On the show, Ingraffea laid out the science on these issues—and it is certainly not something a reasonable person can ignore. Take earthquakes, for instance. According to Ingraffea, “there is now, in my opinion, scientific consensus that human-induced seismicity does occur” as a result of a particular aspect of unconventional gas drilling (namely, disposing of chemically laden “flowback water” in underground wastewater injection wells).
Ingraffea isn’t the likeliest scientific foe of fracking. His past research has been funded by corporations and industry interests including Schlumberger, the Gas Research Institute, General Dynamics, and Northrop Grumman. His original doctoral work, in the 1970s, involved the study of “rock fracture mechanics”—in other words, how cracks in rock form and propagate, a body of knowledge that is crucial to extractive industries like oil and gas. “I spent 20, 25 years working with the oil and gas industry … helping them to figure out how best to get oil and gas out of rock,” Ingraffea explains.
But he has since become an outspoken critic of unconventional gas development. He recently appeared in the HBO film Gasland II, and was recognized in 2011 by Time (alongside his Cornell colleague Robert Howarth and actor Mark Ruffalo) for his work highlighting the environmental risks of shale gas development.
So what happened? In a word: science. On Inquiring Minds, Ingraffea laid out the developing science on earthquakes and methane emissions as they relate to unconventional gas development—and even if you don’t fully agree with everything he said, you still will find it unnerving. Let’s take these topics in turn:
Fracking and earthquakes. Somewhat surprisingly, the earthquake issue may actually be the least contentious scientific topic in the fracking debate. As Mother Jones has extensively reported, it now seems clear that wastewater injection—the underground storing of the chemical-laced water that comes back out of wells after fracking—can contribute to seismic activity. In fact, in a study published just last month in Science, researchers suggest that a dramatic increase in recent seismic activity in Oklahoma—including a 5.7 magnitude earthquake in 2011—is partly linked to the proliferation of wastewater disposal wells.
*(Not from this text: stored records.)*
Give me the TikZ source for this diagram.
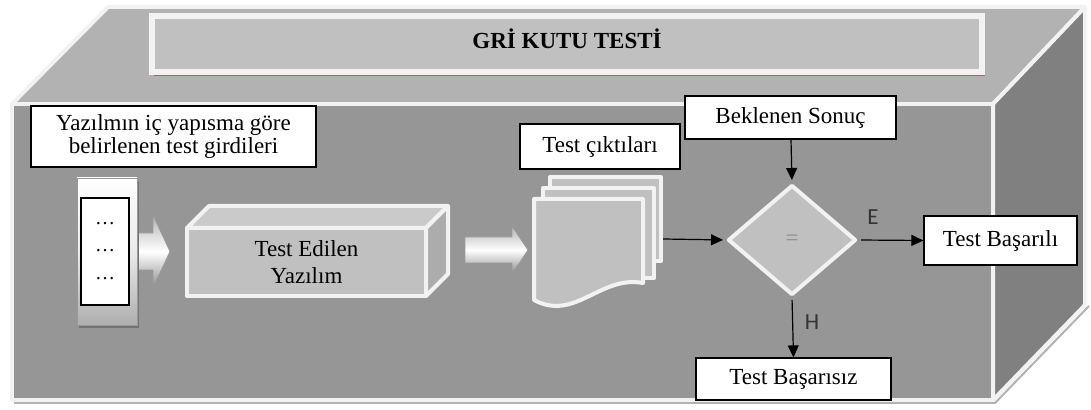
\documentclass[tikz,border=0pt]{standalone}
\usepackage{fontspec}
\setmainfont{Liberation Serif}
\newfontfamily\lblfont{Carlito}
\usetikzlibrary{arrows.meta,shapes.geometric}
\definecolor{boxtop}{RGB}{178,178,178}
\definecolor{boxfront}{RGB}{150,150,150}
\definecolor{boxside}{RGB}{128,128,128}
\definecolor{edgew}{RGB}{242,242,242}
\definecolor{panel}{RGB}{192,192,192}
\definecolor{cubetop}{RGB}{202,202,202}
\definecolor{cubeside}{RGB}{172,172,172}
\definecolor{ttlshadow}{RGB}{160,105,95}
\tikzset{
  face/.style  ={draw=edgew, line width=2pt, line join=round},
  tbox/.style  ={draw=black, line width=0.6pt, fill=white, inner sep=1pt, align=center, font=\fontsize{11.5}{13.5}\selectfont},
  arr/.style   ={draw=black, line width=0.6pt, -{Triangle[length=6pt,width=5.5pt]}},
  lbl/.style   ={font=\lblfont\fontsize{11.5}{13.5}\selectfont, text=black!80, inner sep=1pt},
  barrow/.style={draw=black!40, line width=0.4pt},
}

\begin{document}
\begin{tikzpicture}[x=0.5pt,y=-0.5pt]
  \useasboundingbox (0,0) rectangle (1091,410);
  \draw[black!30, line width=1pt] (14,403) -- (995,403) -- (1089,306);
  \fill[boxtop] (12,104) -- (108,7) -- (1085,7) -- (993,104) -- cycle;
  \draw[face] (12,104) -- (108,7) -- (1085,7) -- (993,104);
  \draw[face, fill=boxside] (993,104) -- (1085,7) -- (1085,305) -- (993,400) -- cycle;
  \draw[face, fill=boxfront] (12,104) rectangle (993,400);
  \fill[ttlshadow] (154,19) rectangle (985,76);
  \draw[draw=edgew, line width=3pt, fill=panel] (152,16) rectangle (982,72);
  \node[font=\bfseries\fontsize{11.5}{13.5}\selectfont] (title) at (567,39) {GRİ KUTU TESTİ};
  \node[tbox, minimum width=142.5pt, minimum height=30.5pt, font=\fontsize{11.5}{11.8}\selectfont] (inbox) at (173.5,136.5) {Yazılmın iç yapısma göre\\belirlenen test girdileri};
  \shade[top color=black!30, bottom color=black!45, middle color=white] (130,233) -- (153,233) -- (153,215) -- (170,251.5) -- (153,288) -- (153,270) -- (130,270) -- cycle;
  \draw[barrow] (130,233) -- (153,233) -- (153,215) -- (170,251.5) -- (153,288) -- (153,270) -- (130,270);
  \fill[black!55] (79,181) rectangle (139,328);
  \shade[top color=white, bottom color=black!32, middle color=white!92!black] (77,178) rectangle (137,325);
  \draw[black!40, line width=0.4pt] (77,178) rectangle (137,325);
  \draw[black, line width=0.6pt, fill=white] (81,198) rectangle (129,305);
  \node[font=\fontsize{10}{12}\selectfont] (dot1) at (105,224) {…};
  \node[font=\fontsize{10}{12}\selectfont] (dot2) at (105,251) {…};
  \node[font=\fontsize{10}{12}\selectfont] (dot3) at (105,279) {…};
  \draw[face, fill=cubetop] (187,228) -- (209,206) -- (448,206) -- (426,228) -- cycle;
  \draw[face, fill=cubeside] (426,228) -- (448,206) -- (448,274) -- (426,296) -- cycle;
  \draw[face, fill=panel] (187,228) rectangle (426,296);
  \node[align=center, font=\fontsize{11.5}{13.5}\selectfont] (sut) at (306.5,262) {Test Edilen\\Yazılım};
  \shade[top color=black!30, bottom color=black!45, middle color=white] (465,237) -- (512,237) -- (512,226) -- (528,250) -- (512,274) -- (512,263) -- (465,263) -- cycle;
  \draw[barrow] (465,237) -- (512,237) -- (512,226) -- (528,250) -- (512,274) -- (512,263) -- (465,263) -- cycle;
  \node[tbox, minimum width=80pt, minimum height=22.5pt] (outbox) at (600,146.5) {Test çıktıları};
  \draw[face, fill=panel] (550,177) rectangle (661,261);
  \draw[face, fill=panel] (543,188) rectangle (654,278);
  \draw[face, fill=panel] (534,199) -- (643,199) -- (643,283) .. controls (600,275) and (575,322) .. (534,300) -- cycle;
  \node[tbox, minimum width=105.5pt, minimum height=21.5pt] (expbox) at (790.5,117.5) {Beklenen Sonuç};
  \node[face, diamond, fill=panel, minimum width=64pt, minimum height=55pt, inner sep=0pt, text=black!45, font=\fontsize{11.5}{13.5}\selectfont] (cmp) at (792,240) {=};
  \node[tbox, minimum width=76.5pt, minimum height=24.5pt] (okbox) at (1000.5,240.5) {Test Başarılı};
  \node[tbox, minimum width=97.5pt, minimum height=21pt] (failbox) at (793.5,379) {Test Başarısız};
  \coordinate (docout) at (663,239);
  \draw[arr, shorten >=1.5pt] (docout) -- (cmp.west);
  \draw[arr, shorten >=1.5pt] (expbox) -- (cmp.north);
  \draw[arr, shorten <=1.5pt] (cmp.east) -- (okbox.west);
  \draw[arr, shorten <=1.5pt] (cmp.south) -- (failbox.north);
  \node[lbl] (lblE) at (873,217) {E};
  \node[lbl] (lblH) at (812,322) {H};
\end{tikzpicture}
\end{document}
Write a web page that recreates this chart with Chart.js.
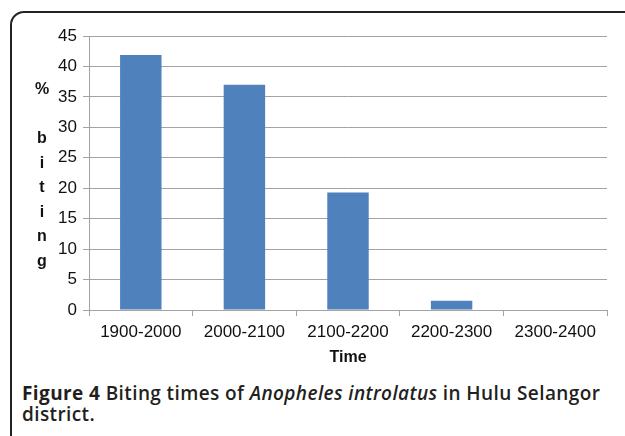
<!DOCTYPE html>
<html lang="en">
<head>
    <meta charset="UTF-8">
    <title>Biting times</title>
    <style>
        body {
            margin: 0;
            padding: 0;
            background: #ffffff;
            width: 625px;
            height: 436px;
            overflow: hidden;
            position: relative;
        }

        .frame {
            position: absolute;
            left: 10px;
            top: 11px;
            width: 700px;
            height: 500px;
            border: 2px solid #222;
            border-top-left-radius: 14px;
        }

        .chart-box {
            position: absolute;
            left: 0;
            top: 0;
            width: 625px;
            height: 370px;
        }

        .y-title {
            position: absolute;
            left: 32px;
            top: 77px;
            width: 20px;
            text-align: center;
            font-family: 'Liberation Sans', Arial, sans-serif;
            font-weight: bold;
            font-size: 16px;
            line-height: 24.5px;
            color: #111;
        }

        .caption {
            position: absolute;
            left: 22px;
            top: 383px;
            width: 590px;
            font-family: 'Open Sans', Lato, sans-serif;
            font-weight: 600;
            font-size: 19px;
            letter-spacing: 0.4px;
            line-height: 21px;
            color: #231f20;
        }

        .caption b {
            font-weight: 700;
        }
    </style>
    <script src="https://cdn.jsdelivr.net/npm/chart.js"></script>
</head>
<body>
    <div class="frame"></div>
    <div class="chart-box">
        <canvas id="bitingChart"></canvas>
    </div>
    <div class="y-title" id="yTitle"></div>
    <div class="caption"><b>Figure 4</b> Biting times of <i>Anopheles introlatus</i> in Hulu Selangor district.</div>
    <script>
        const timeSlots = ['1900-2000', '2000-2100', '2100-2200', '2200-2300', '2300-2400'];
        const bitingPercent = [41.9, 37.0, 19.3, 1.5, 0];
        const yTitleLines = ['%', '', 'b', 'i', 't', 'i', 'n', 'g'];
        const xTitle = 'Time';

        // stacked letters for the y axis title
        document.getElementById('yTitle').innerHTML = yTitleLines.map(c => c || '&nbsp;').join('<br>');

        const axisFont = { family: "'Liberation Sans', Arial, sans-serif", size: 17 };
        const gridColor = '#a3a3a3';

        const ctx = document.getElementById('bitingChart').getContext('2d');
        new Chart(ctx, {
            type: 'bar',
            data: {
                labels: timeSlots,
                datasets: [{
                    label: '% biting',
                    data: bitingPercent,
                    backgroundColor: '#4f81bd',
                    borderWidth: 0,
                    barPercentage: 0.4,
                    categoryPercentage: 1.0
                }]
            },
            options: {
                responsive: true,
                maintainAspectRatio: false,
                animation: false,
                layout: {
                    padding: { top: 36, right: 18, left: 0, bottom: 0 }
                },
                plugins: {
                    legend: { display: false },
                    tooltip: { enabled: false }
                },
                scales: {
                    x: {
                        offset: true,
                        grid: {
                            offset: true,
                            drawOnChartArea: false,
                            tickLength: 6,
                            color: gridColor
                        },
                        border: { color: gridColor },
                        ticks: {
                            font: axisFont,
                            color: '#111',
                            padding: 6,
                            maxRotation: 0
                        },
                        title: {
                            display: true,
                            text: xTitle,
                            font: { family: axisFont.family, size: 16, weight: 'bold' },
                            color: '#111',
                            padding: { top: 0, bottom: 3 }
                        },
                        afterFit: scale => { scale.height = 60; }
                    },
                    y: {
                        min: 0,
                        max: 45,
                        ticks: {
                            stepSize: 5,
                            font: axisFont,
                            color: '#111',
                            padding: 6
                        },
                        grid: {
                            color: gridColor,
                            tickLength: 6
                        },
                        border: { color: gridColor },
                        afterFit: scale => { scale.width = 89; }
                    }
                }
            }
        });
    </script>
</body>
</html>
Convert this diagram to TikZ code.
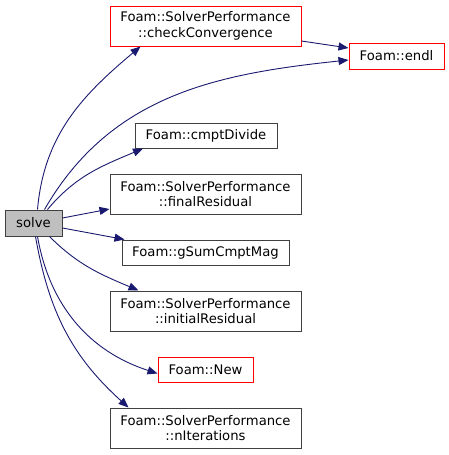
\documentclass[tikz,border=0pt]{standalone}
\usepackage{fontspec}
\setmainfont{DejaVu Sans}
\usepackage{tikz}
\usetikzlibrary{arrows.meta}
\definecolor{edgeblue}{HTML}{191970}
\definecolor{boxline}{HTML}{404040}
\definecolor{solvefill}{HTML}{BFBFBF}
\colorlet{redline}{red}

\begin{document}
\begin{tikzpicture}[x=1pt,y=-1pt,>={Triangle[length=10pt,width=8pt]},
  fn/.style={draw=boxline,fill=white,inner sep=0pt,align=center,font=\fontsize{13.2}{15.5}\selectfont,line width=1pt},
  fnred/.style={fn,draw=redline},
  call/.style={->,edgeblue,line width=0.9pt}]
\useasboundingbox (0,0) rectangle (449,455);
% nodes
\node[fn,fill=solvefill,minimum width=57pt,minimum height=26pt] (solve) at (33.5,223) {solve};
\node[fnred,minimum width=191pt,minimum height=40pt] (chk) at (205.5,26) {Foam::SolverPerformance\\::checkConvergence};
\node[fnred,minimum width=95pt,minimum height=26pt] (endl) at (396.5,56) {Foam::endl};
\node[fn,minimum width=142pt,minimum height=25pt] (cdiv) at (206,135.5) {Foam::cmptDivide};
\node[fn,minimum width=191pt,minimum height=40pt] (fres) at (205.5,194) {Foam::SolverPerformance\\::finalResidual};
\node[fn,minimum width=167pt,minimum height=25pt] (gsum) at (205.5,252.5) {Foam::gSumCmptMag};
\node[fn,minimum width=191pt,minimum height=40pt] (ires) at (205.5,311) {Foam::SolverPerformance\\::initialResidual};
\node[fnred,minimum width=95pt,minimum height=25pt] (new) at (205.5,369.5) {Foam::New};
\node[fn,minimum width=191pt,minimum height=40pt] (nit) at (205.5,428) {Foam::SolverPerformance\\::nIterations};
% calls
\draw[call] ([xshift=4pt]solve.north) to[out=85,in=220] ([xshift=-65pt]chk.south);
\draw[call] ([xshift=11pt]solve.north) to[out=60,in=186] ([yshift=-4pt]endl.west);
\draw[call] ([yshift=-15pt]chk.east) -- ([yshift=8pt]endl.west);
\draw[call] ([xshift=14pt]solve.north) to[out=50,in=203] ([xshift=-63pt]cdiv.south);
\draw[call] ([yshift=5pt]solve.east) -- ([yshift=-15pt]fres.west);
\draw[call] ([yshift=-5pt]solve.east) -- ([xshift=3pt]gsum.north west);
\draw[call] ([xshift=16pt]solve.south) to[out=-45,in=157] ([xshift=-67pt]ires.north);
\draw[call] ([xshift=4pt]solve.south) to[out=-80,in=162] ([yshift=-4pt]new.west);
\draw[call] ([xshift=2pt]solve.south) to[out=-80,in=138] ([xshift=-77pt]nit.north);
\end{tikzpicture}
\end{document}
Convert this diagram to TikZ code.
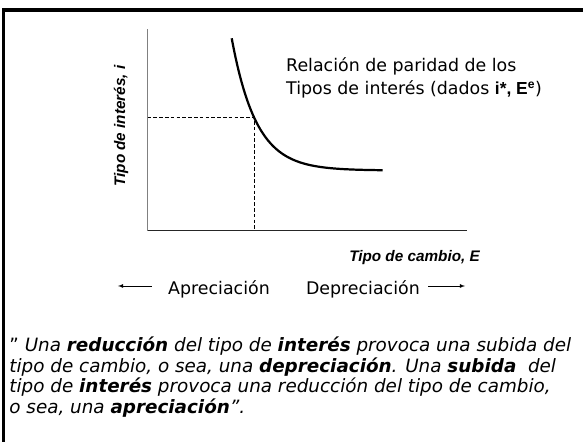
\documentclass[tikz,border=0pt]{standalone}
\usepackage{fontspec}
\setmainfont{DejaVu Sans}
\newfontfamily\arialfont{Liberation Sans}
\usepackage{tikz}

\tikzset{
	axislabel/.style={font=\arialfont\bfseries\itshape\fontsize{14.5}{17}\selectfont, inner sep=0pt},
	bodytext/.style={font=\fontsize{16.5}{21.8}\selectfont, inner sep=0pt, align=left},
	guide/.style={dash pattern=on 3.5pt off 2pt, line width=0.8pt}
}

\begin{document}
\begin{tikzpicture}
	\useasboundingbox (0,0) rectangle (19.433,14.733);
	\begin{scope}
		\clip (0,0) rectangle (19.433,14.733);
		\draw[line width=3.1pt] (0.117,-1) rectangle (21,14.4);
	\end{scope}

	% axes
	\coordinate (origin) at (4.917,7.04);
	\coordinate (ytop) at (4.917,13.75);
	\coordinate (xend) at (15.557,7.04);
	\draw[gray, line width=1.4pt] (ytop) -- (origin);
	\draw[black!85, line width=1.2pt] (origin) -- (xend);

	% parity curve
	\coordinate (eq) at (8.467,10.823);
	\draw[line width=2.1pt] plot[domain=7.723:12.757, samples=80]
		(\x, {9.05+4.407*exp(-1.224*(\x-7.723))});
	\draw[guide] (origin |- eq) -- (eq) -- (eq |- origin);

	% labels (base = last line)
	\draw (4.033,10.533) node[axislabel, rotate=90] (ylab) {Tipo de inter\'es, i}
		(16.0,6.02) node[axislabel, anchor=base east] (xlab) {Tipo de cambio, E}
		(9.533,11.567) node[bodytext, anchor=base west] (rel)
			{Relación de paridad de los\\Tipos de interés (dados {\arialfont\bfseries i*, E\textsuperscript{e}})};

	% appreciation / depreciation
	\draw (5.6,4.9) node[bodytext, anchor=base west] (apre) {Apreciación}
		(14.0,4.9) node[bodytext, anchor=base east] (depre) {Depreciación};
	\coordinate (ltip) at (3.933,5.2);
	\coordinate (rtip) at (15.5,5.2);
	\draw[-latex, line width=0.7pt] (5.057,5.2) -- (ltip);
	\draw[-latex, line width=0.7pt] (14.267,5.2) -- (rtip);

	% statement
	\draw (0.307,0.95) node[bodytext, anchor=base west, font=\fontsize{17.4}{19.5}\selectfont] (quote)
		{" \textit{Una \textbf{reducción} del tipo de \textbf{interés} provoca una subida del}\\
		\textit{tipo de cambio, o sea, una \textbf{depreciación}. Una \textbf{subida}\ \ del}\\
		\textit{tipo de \textbf{interés}\ provoca una reducción del tipo de cambio,}\\
		\textit{o sea, una \textbf{apreciación}".}};
\end{tikzpicture}
\end{document}
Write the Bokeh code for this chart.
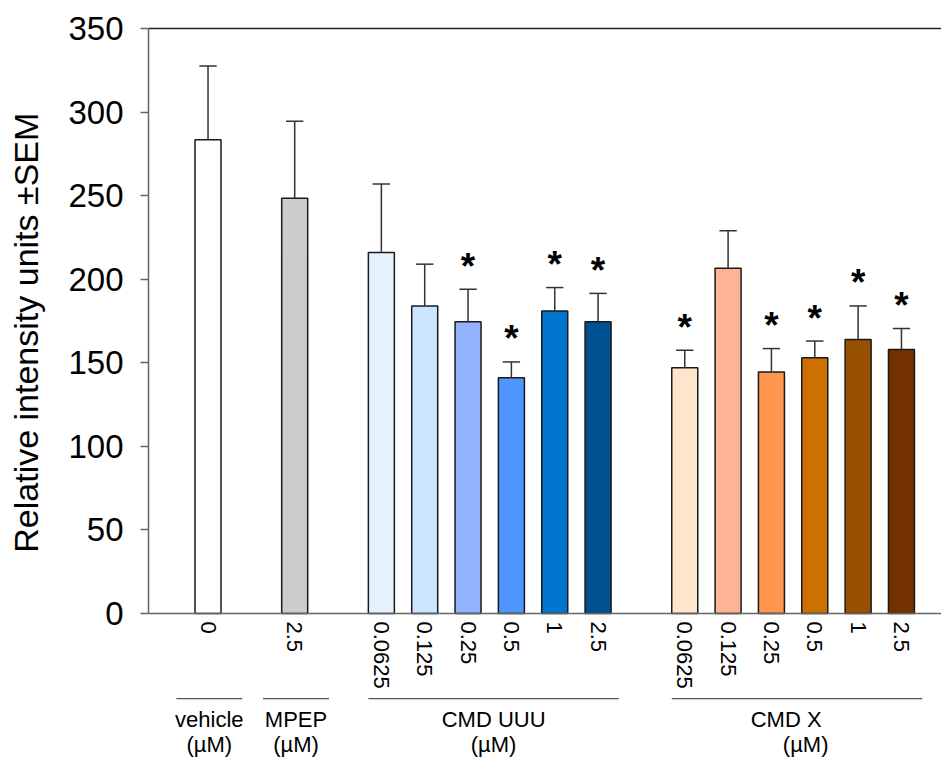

Granted, it may seem hard to understand (at least if you’re a non-geologist) how underground disposal wells can cause an earthquake. Let Ingraffea explain: “We’ve mobilized pre-existing, stable faults,” he says. Underground water from waste disposal “lubricates those faults and changes the pressure on them.” Naturally, the waste injection wells at issue are the ones that are closest to faults. Here’s a visualization — click to see it in action:
As for the fracking process itself? That, too, can cause earthquakes, Ingraffea says, although earthquakes related to fracking (as opposed to injection wells) have been smaller (“so far,” as Ingraffea puts it). When you think about what we’re doing to the Earth, maybe that’s not so surprising. Fracking water, after all, is blasted underground at “pressures approaching what you would get if you put, say, 10 SUVs on your fingertip,” says Ingraffea.
Fracking and fugitive methane emissions. Perhaps we can manage the earthquake issue. Certainly, it would help to stop injecting wastewater near faults. “That would be a design objective, yes,” deadpans Ingraffea. (Such injection happens, he contends, because of a lack of EPA regulation.)
But there’s a potentially even graver issue—fugitive methane emissions from shale gas operations. This is the topic on which Ingraffea made his name in the fracking debate, and it’s probably the most momentous one of all.
In 2011, Ingraffea and two other Cornell researchers published a highly discussed scientific study in the journal Climatic Change, arguing that between 3.6 and 7.9 percent of methane gas from shale drilling operations actually escapes into the atmosphere, where it contributes to global warming. If true, then considering the unique atmospheric potency of methane—“methane is about 80 to 90 times … more potent as a greenhouse gas than carbon dioxide” over a two-to-three-decade time period, says Ingraffea—the implications could be dramatic. Natural gas could swing from being a net climate benefit (because it burns cleaner than oil or coal) to a climate harm, because of all the escaping methane.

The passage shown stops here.